Supreme Court’s conservatives appear sympathetic to Trump administration’s rapid deportation rule

(USA Features) The U.S. Supreme Court’s conservative majority appeared more sympathetic to the Trump administration’s policy of rapidly deporting migrants who are determined by immigration officials not to have qualified for asylum.

During oral arguments on Monday, justices heard a challenge to a lower court ruling that an asylum seeker from Sri Lanka – a farmer named Vijayakumar Thuraissigiam – has due process rights under the U.S. Constitution to have his case reviewed by a federal court.




Last year, the San Francisco-based 9th U.S. Circuit Court of Appeals concluded that in Thuraissigiam’s case a federal law that mostly stripped the power of courts to review quick deportations, otherwise known as expedited removal, was a violation of a provision in the Constitution known as the suspension clause.

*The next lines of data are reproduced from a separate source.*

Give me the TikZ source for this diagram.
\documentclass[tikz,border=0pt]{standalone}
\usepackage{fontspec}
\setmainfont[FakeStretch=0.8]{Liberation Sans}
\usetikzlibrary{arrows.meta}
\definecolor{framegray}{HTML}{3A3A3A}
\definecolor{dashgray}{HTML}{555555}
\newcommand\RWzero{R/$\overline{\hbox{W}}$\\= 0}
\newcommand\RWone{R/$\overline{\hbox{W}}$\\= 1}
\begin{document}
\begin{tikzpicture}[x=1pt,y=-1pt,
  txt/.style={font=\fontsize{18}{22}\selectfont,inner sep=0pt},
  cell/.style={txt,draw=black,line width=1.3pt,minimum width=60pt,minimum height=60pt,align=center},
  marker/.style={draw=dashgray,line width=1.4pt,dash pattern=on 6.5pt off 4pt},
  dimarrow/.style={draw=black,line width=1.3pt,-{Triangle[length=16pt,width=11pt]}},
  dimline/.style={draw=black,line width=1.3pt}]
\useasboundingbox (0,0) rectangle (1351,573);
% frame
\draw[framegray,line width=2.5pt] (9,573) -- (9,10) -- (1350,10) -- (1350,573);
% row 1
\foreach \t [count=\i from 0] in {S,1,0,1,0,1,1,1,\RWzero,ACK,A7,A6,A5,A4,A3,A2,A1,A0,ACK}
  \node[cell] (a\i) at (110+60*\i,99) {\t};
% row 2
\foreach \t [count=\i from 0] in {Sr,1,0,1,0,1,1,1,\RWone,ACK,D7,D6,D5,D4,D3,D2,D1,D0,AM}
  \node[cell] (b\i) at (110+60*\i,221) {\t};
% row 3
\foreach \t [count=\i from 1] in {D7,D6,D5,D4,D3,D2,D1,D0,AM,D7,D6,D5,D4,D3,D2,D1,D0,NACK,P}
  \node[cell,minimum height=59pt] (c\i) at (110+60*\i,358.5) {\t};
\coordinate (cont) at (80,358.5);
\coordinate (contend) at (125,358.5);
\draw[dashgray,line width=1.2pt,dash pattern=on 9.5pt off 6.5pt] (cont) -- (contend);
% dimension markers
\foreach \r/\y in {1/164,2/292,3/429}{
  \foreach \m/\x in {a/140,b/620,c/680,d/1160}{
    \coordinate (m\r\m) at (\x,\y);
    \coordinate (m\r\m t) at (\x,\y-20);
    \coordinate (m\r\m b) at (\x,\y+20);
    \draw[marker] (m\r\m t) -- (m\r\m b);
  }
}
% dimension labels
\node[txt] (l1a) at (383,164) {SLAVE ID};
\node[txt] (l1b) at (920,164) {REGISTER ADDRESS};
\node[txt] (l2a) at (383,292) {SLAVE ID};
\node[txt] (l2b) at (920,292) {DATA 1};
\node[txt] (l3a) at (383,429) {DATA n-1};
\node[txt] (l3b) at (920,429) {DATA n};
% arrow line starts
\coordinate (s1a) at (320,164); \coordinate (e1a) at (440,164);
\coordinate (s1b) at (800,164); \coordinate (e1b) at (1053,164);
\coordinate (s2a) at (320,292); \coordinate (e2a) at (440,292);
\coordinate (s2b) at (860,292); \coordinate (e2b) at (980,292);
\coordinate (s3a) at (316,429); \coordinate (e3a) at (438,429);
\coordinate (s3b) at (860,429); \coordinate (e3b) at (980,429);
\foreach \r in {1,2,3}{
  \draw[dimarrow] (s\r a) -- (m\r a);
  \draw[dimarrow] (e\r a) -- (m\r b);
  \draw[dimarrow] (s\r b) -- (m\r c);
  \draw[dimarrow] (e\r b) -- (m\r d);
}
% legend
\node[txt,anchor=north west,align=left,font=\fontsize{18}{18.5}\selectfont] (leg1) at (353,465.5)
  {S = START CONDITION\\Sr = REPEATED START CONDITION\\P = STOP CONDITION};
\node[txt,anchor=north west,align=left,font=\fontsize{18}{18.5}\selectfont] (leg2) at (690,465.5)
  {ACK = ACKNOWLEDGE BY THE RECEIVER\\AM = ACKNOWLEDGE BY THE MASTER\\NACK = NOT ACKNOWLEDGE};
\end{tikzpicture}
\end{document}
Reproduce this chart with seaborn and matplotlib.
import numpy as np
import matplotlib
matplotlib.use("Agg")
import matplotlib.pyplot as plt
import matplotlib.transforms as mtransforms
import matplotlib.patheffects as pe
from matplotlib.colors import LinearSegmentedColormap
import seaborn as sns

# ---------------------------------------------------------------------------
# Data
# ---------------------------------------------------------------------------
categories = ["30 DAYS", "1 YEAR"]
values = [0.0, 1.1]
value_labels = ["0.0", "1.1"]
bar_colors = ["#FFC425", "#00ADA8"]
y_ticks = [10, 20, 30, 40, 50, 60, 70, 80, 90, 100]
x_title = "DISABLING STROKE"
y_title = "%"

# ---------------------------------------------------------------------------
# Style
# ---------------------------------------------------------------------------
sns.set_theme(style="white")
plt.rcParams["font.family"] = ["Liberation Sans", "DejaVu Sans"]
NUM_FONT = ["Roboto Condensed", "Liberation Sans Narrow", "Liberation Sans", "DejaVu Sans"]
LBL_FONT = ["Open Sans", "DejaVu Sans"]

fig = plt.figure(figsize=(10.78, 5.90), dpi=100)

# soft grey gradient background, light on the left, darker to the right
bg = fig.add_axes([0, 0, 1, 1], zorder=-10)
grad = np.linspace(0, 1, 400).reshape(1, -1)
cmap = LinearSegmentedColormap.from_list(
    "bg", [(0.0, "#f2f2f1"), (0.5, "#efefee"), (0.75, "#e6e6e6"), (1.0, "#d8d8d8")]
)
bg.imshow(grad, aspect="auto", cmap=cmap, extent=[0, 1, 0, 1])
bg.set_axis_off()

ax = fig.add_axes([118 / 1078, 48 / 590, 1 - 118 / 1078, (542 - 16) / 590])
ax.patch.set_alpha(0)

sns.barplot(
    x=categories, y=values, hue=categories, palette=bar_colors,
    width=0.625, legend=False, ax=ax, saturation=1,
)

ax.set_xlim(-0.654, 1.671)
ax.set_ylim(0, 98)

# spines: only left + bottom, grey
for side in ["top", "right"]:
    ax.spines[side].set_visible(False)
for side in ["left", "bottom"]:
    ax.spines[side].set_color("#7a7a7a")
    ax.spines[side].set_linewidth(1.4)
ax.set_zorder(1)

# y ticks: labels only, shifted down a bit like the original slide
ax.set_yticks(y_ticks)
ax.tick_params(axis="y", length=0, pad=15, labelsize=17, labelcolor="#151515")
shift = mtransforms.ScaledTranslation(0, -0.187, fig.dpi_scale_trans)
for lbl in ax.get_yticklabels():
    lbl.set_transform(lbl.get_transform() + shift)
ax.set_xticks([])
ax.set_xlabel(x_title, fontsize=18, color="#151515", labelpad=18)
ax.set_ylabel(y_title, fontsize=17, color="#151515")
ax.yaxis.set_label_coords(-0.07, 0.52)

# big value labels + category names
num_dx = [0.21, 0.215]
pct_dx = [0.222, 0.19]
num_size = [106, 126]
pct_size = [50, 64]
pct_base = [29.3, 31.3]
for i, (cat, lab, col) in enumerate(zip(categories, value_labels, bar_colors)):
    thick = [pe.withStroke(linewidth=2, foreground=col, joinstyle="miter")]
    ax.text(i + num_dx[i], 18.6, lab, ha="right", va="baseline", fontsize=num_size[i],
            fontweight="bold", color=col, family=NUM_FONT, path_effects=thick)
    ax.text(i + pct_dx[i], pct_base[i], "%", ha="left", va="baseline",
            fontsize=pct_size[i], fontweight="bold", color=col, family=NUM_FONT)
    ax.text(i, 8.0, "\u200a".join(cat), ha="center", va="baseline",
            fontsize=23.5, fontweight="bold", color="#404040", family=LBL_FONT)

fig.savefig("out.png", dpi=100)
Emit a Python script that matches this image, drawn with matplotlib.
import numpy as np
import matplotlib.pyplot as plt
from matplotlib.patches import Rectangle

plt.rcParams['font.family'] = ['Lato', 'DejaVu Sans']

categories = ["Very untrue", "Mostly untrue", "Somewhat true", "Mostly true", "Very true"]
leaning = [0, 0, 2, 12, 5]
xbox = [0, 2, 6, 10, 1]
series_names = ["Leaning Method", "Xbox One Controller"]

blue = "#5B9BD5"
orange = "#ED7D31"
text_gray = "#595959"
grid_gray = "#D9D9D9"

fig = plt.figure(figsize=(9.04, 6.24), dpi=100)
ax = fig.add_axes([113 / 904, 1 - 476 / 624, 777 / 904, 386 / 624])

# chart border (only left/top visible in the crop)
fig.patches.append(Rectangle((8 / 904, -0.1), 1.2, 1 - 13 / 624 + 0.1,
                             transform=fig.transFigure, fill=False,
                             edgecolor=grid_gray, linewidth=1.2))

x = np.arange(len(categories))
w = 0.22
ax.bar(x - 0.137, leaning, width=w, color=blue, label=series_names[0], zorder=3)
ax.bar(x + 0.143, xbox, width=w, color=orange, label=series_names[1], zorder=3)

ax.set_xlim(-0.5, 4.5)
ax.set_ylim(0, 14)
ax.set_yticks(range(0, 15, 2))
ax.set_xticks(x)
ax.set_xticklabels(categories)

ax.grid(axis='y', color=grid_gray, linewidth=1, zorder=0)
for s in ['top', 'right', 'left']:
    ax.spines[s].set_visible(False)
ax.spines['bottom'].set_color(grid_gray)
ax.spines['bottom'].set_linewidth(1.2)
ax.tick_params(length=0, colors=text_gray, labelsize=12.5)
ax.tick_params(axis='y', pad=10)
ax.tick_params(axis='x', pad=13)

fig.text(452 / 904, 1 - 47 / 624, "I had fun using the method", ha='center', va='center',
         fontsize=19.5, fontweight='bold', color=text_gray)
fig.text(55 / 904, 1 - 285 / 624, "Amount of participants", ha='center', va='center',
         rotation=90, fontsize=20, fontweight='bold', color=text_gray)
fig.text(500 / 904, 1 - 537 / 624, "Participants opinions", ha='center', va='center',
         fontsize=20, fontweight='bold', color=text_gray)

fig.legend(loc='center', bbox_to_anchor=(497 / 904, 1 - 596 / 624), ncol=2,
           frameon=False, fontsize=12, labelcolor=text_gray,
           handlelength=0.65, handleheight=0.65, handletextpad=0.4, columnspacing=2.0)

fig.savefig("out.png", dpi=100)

“The suspension clause is a clause in the U.S. Constitution that protects the privilege of the writ of habeas corpus by not allowing to suspend the writ once issued. Likewise, suspension of the writ is permissible only on exceptional cases like rebellion or when it would amount to invasion of public safety,” U.S. Legal.

The ACLU, which is representing Thuraissigiam, said if the high court accepts the Trump administration’s interpretation of the law, it could then be used to deport millions of additional illegal immigrants without any judicial review.

Thuraissigiam claimed that as a member of the Tamil minority in Sri Lanka he was tortured over his political ties and subjected to beatings and simulated drowning.



He fled Sri Lanka in 2016 and was arrested in 2017 just north of the border between San Diego, California, and Tijuana, Mexico, near the San Ysidro port of entry.

He was placed on expedited removal under a 1996 statute that appears to make an exception for immigrants who have a “credible fear” of persecution if returned to their home countries.